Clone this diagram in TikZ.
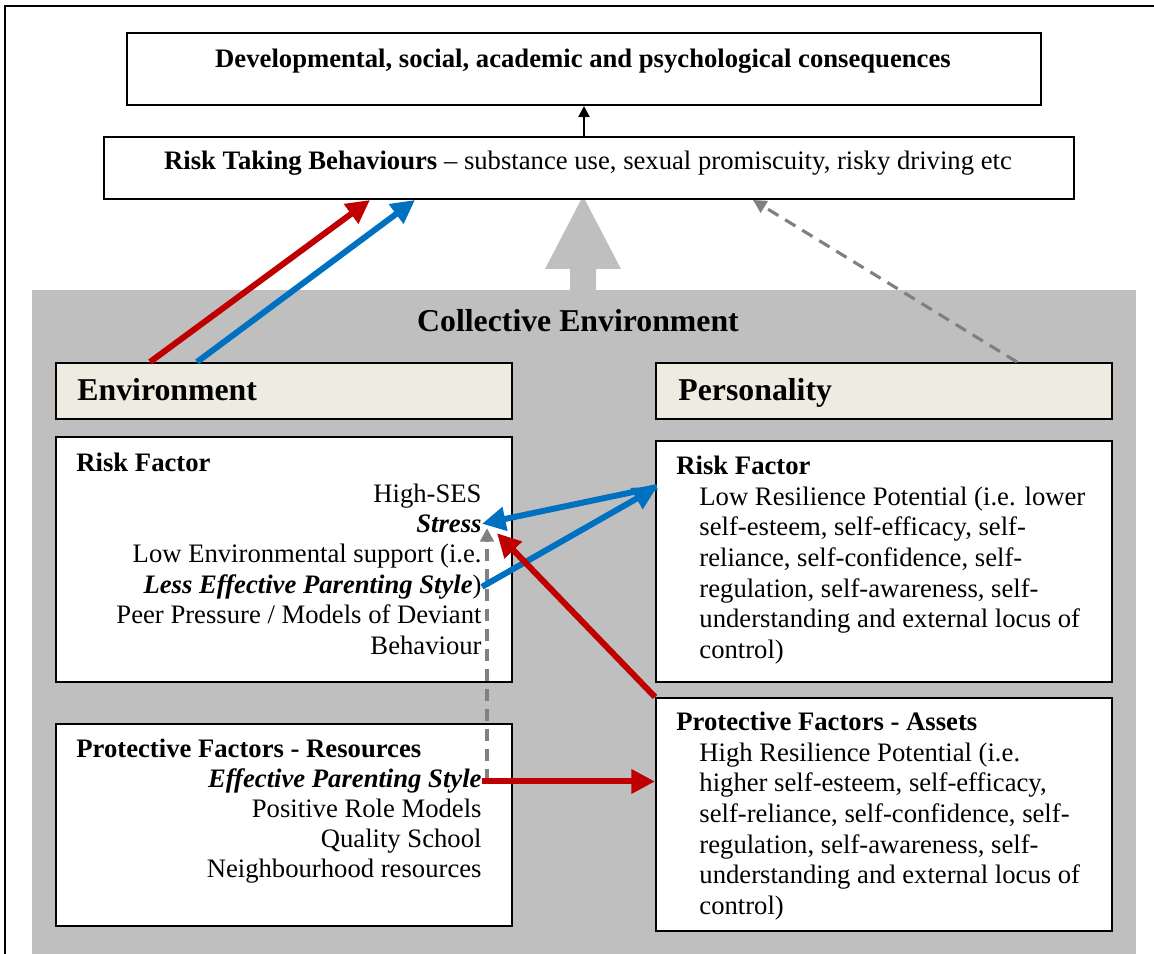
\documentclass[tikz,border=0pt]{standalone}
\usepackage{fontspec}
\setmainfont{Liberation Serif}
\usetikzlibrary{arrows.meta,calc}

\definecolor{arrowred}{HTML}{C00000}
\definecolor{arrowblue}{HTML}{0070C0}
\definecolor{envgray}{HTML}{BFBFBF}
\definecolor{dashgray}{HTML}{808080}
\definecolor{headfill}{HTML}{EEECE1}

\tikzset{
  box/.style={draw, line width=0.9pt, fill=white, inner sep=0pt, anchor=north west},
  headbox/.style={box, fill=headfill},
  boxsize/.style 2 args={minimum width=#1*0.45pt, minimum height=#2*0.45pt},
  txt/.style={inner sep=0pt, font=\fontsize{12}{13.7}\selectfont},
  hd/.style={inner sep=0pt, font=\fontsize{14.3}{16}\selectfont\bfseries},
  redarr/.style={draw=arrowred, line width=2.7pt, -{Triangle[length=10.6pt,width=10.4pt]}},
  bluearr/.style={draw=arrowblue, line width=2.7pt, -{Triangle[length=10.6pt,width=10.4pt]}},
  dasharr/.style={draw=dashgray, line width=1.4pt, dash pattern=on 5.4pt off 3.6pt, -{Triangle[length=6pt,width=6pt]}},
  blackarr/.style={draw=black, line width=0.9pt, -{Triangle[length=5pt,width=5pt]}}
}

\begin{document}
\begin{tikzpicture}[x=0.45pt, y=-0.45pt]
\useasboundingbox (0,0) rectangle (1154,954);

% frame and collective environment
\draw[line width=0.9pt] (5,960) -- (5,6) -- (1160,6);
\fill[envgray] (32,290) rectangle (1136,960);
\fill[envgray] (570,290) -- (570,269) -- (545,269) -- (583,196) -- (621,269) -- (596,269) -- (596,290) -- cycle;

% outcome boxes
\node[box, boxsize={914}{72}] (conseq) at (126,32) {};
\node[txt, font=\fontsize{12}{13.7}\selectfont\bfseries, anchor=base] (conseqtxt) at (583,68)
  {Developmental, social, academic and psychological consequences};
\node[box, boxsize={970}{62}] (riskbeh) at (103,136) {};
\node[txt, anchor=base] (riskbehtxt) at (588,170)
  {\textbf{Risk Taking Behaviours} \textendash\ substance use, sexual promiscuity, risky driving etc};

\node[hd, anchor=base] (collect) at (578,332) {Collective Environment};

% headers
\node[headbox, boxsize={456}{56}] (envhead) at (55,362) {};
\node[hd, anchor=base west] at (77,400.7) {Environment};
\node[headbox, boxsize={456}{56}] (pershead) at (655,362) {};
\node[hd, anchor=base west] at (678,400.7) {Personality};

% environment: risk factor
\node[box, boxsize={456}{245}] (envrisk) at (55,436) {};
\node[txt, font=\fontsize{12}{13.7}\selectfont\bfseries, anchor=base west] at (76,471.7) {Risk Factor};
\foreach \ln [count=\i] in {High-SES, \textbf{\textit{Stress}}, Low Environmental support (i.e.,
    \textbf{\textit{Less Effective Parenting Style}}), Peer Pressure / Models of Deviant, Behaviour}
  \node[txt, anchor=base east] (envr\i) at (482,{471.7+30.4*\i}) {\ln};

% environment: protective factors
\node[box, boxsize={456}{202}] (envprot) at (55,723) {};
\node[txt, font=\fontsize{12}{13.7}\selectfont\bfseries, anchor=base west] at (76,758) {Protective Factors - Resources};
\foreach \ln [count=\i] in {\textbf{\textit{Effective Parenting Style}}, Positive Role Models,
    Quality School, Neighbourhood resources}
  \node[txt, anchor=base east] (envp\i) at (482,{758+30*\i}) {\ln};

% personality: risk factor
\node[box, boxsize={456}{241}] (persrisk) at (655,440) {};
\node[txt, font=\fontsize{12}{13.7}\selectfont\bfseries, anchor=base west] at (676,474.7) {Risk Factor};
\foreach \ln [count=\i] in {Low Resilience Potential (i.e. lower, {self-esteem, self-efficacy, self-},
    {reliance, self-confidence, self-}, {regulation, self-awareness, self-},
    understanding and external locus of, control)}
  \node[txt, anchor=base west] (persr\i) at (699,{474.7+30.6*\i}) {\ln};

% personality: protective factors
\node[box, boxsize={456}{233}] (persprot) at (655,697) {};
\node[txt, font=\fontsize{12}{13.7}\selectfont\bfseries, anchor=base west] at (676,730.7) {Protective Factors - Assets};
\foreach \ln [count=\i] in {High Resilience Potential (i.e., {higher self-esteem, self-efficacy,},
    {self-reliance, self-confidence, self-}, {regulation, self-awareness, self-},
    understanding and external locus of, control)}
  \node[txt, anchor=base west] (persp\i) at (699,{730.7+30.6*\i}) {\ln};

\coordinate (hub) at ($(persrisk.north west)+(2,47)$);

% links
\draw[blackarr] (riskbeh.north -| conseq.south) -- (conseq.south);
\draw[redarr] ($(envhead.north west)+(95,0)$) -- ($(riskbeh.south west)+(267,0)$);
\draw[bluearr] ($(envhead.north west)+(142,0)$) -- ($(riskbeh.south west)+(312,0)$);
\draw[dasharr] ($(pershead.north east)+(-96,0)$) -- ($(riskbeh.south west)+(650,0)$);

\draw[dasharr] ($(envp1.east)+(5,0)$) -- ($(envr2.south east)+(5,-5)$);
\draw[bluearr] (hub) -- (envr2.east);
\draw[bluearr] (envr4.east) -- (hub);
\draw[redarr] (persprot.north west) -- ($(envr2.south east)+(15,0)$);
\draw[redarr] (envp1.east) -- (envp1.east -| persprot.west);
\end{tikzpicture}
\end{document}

***

SHORT TASK
Copy each line exactly, and leave the pictures out of your copy.

OUTPUT FOR THIS EXERCISE
Clone this diagram in TikZ.
\documentclass[tikz,border=0pt]{standalone}
\usepackage{fontspec}
\setmainfont{Liberation Serif}
\usetikzlibrary{arrows.meta,calc}

\definecolor{arrowred}{HTML}{C00000}
\definecolor{arrowblue}{HTML}{0070C0}
\definecolor{envgray}{HTML}{BFBFBF}
\definecolor{dashgray}{HTML}{808080}
\definecolor{headfill}{HTML}{EEECE1}

\tikzset{
  box/.style={draw, line width=0.9pt, fill=white, inner sep=0pt, anchor=north west},
  headbox/.style={box, fill=headfill},
  boxsize/.style 2 args={minimum width=#1*0.45pt, minimum height=#2*0.45pt},
  txt/.style={inner sep=0pt, font=\fontsize{12}{13.7}\selectfont},
  hd/.style={inner sep=0pt, font=\fontsize{14.3}{16}\selectfont\bfseries},
  redarr/.style={draw=arrowred, line width=2.7pt, -{Triangle[length=10.6pt,width=10.4pt]}},
  bluearr/.style={draw=arrowblue, line width=2.7pt, -{Triangle[length=10.6pt,width=10.4pt]}},
  dasharr/.style={draw=dashgray, line width=1.4pt, dash pattern=on 5.4pt off 3.6pt, -{Triangle[length=6pt,width=6pt]}},
  blackarr/.style={draw=black, line width=0.9pt, -{Triangle[length=5pt,width=5pt]}}
}

\begin{document}
\begin{tikzpicture}[x=0.45pt, y=-0.45pt]
\useasboundingbox (0,0) rectangle (1154,954);

% frame and collective environment
\draw[line width=0.9pt] (5,960) -- (5,6) -- (1160,6);
\fill[envgray] (32,290) rectangle (1136,960);
\fill[envgray] (570,290) -- (570,269) -- (545,269) -- (583,196) -- (621,269) -- (596,269) -- (596,290) -- cycle;

% outcome boxes
\node[box, boxsize={914}{72}] (conseq) at (126,32) {};
\node[txt, font=\fontsize{12}{13.7}\selectfont\bfseries, anchor=base] (conseqtxt) at (583,68)
  {Developmental, social, academic and psychological consequences};
\node[box, boxsize={970}{62}] (riskbeh) at (103,136) {};
\node[txt, anchor=base] (riskbehtxt) at (588,170)
  {\textbf{Risk Taking Behaviours} \textendash\ substance use, sexual promiscuity, risky driving etc};

\node[hd, anchor=base] (collect) at (578,332) {Collective Environment};

% headers
\node[headbox, boxsize={456}{56}] (envhead) at (55,362) {};
\node[hd, anchor=base west] at (77,400.7) {Environment};
\node[headbox, boxsize={456}{56}] (pershead) at (655,362) {};
\node[hd, anchor=base west] at (678,400.7) {Personality};

% environment: risk factor
\node[box, boxsize={456}{245}] (envrisk) at (55,436) {};
\node[txt, font=\fontsize{12}{13.7}\selectfont\bfseries, anchor=base west] at (76,471.7) {Risk Factor};
\foreach \ln [count=\i] in {High-SES, \textbf{\textit{Stress}}, Low Environmental support (i.e.,
    \textbf{\textit{Less Effective Parenting Style}}), Peer Pressure / Models of Deviant, Behaviour}
  \node[txt, anchor=base east] (envr\i) at (482,{471.7+30.4*\i}) {\ln};

% environment: protective factors
\node[box, boxsize={456}{202}] (envprot) at (55,723) {};
\node[txt, font=\fontsize{12}{13.7}\selectfont\bfseries, anchor=base west] at (76,758) {Protective Factors - Resources};
\foreach \ln [count=\i] in {\textbf{\textit{Effective Parenting Style}}, Positive Role Models,
    Quality School, Neighbourhood resources}
  \node[txt, anchor=base east] (envp\i) at (482,{758+30*\i}) {\ln};

% personality: risk factor
\node[box, boxsize={456}{241}] (persrisk) at (655,440) {};
\node[txt, font=\fontsize{12}{13.7}\selectfont\bfseries, anchor=base west] at (676,474.7) {Risk Factor};
\foreach \ln [count=\i] in {Low Resilience Potential (i.e. lower, {self-esteem, self-efficacy, self-},
    {reliance, self-confidence, self-}, {regulation, self-awareness, self-},
    understanding and external locus of, control)}
  \node[txt, anchor=base west] (persr\i) at (699,{474.7+30.6*\i}) {\ln};

% personality: protective factors
\node[box, boxsize={456}{233}] (persprot) at (655,697) {};
\node[txt, font=\fontsize{12}{13.7}\selectfont\bfseries, anchor=base west] at (676,730.7) {Protective Factors - Assets};
\foreach \ln [count=\i] in {High Resilience Potential (i.e., {higher self-esteem, self-efficacy,},
    {self-reliance, self-confidence, self-}, {regulation, self-awareness, self-},
    understanding and external locus of, control)}
  \node[txt, anchor=base west] (persp\i) at (699,{730.7+30.6*\i}) {\ln};

\coordinate (hub) at ($(persrisk.north west)+(2,47)$);

% links
\draw[blackarr] (riskbeh.north -| conseq.south) -- (conseq.south);
\draw[redarr] ($(envhead.north west)+(95,0)$) -- ($(riskbeh.south west)+(267,0)$);
\draw[bluearr] ($(envhead.north west)+(142,0)$) -- ($(riskbeh.south west)+(312,0)$);
\draw[dasharr] ($(pershead.north east)+(-96,0)$) -- ($(riskbeh.south west)+(650,0)$);

\draw[dasharr] ($(envp1.east)+(5,0)$) -- ($(envr2.south east)+(5,-5)$);
\draw[bluearr] (hub) -- (envr2.east);
\draw[bluearr] (envr4.east) -- (hub);
\draw[redarr] (persprot.north west) -- ($(envr2.south east)+(15,0)$);
\draw[redarr] (envp1.east) -- (envp1.east -| persprot.west);
\end{tikzpicture}
\end{document}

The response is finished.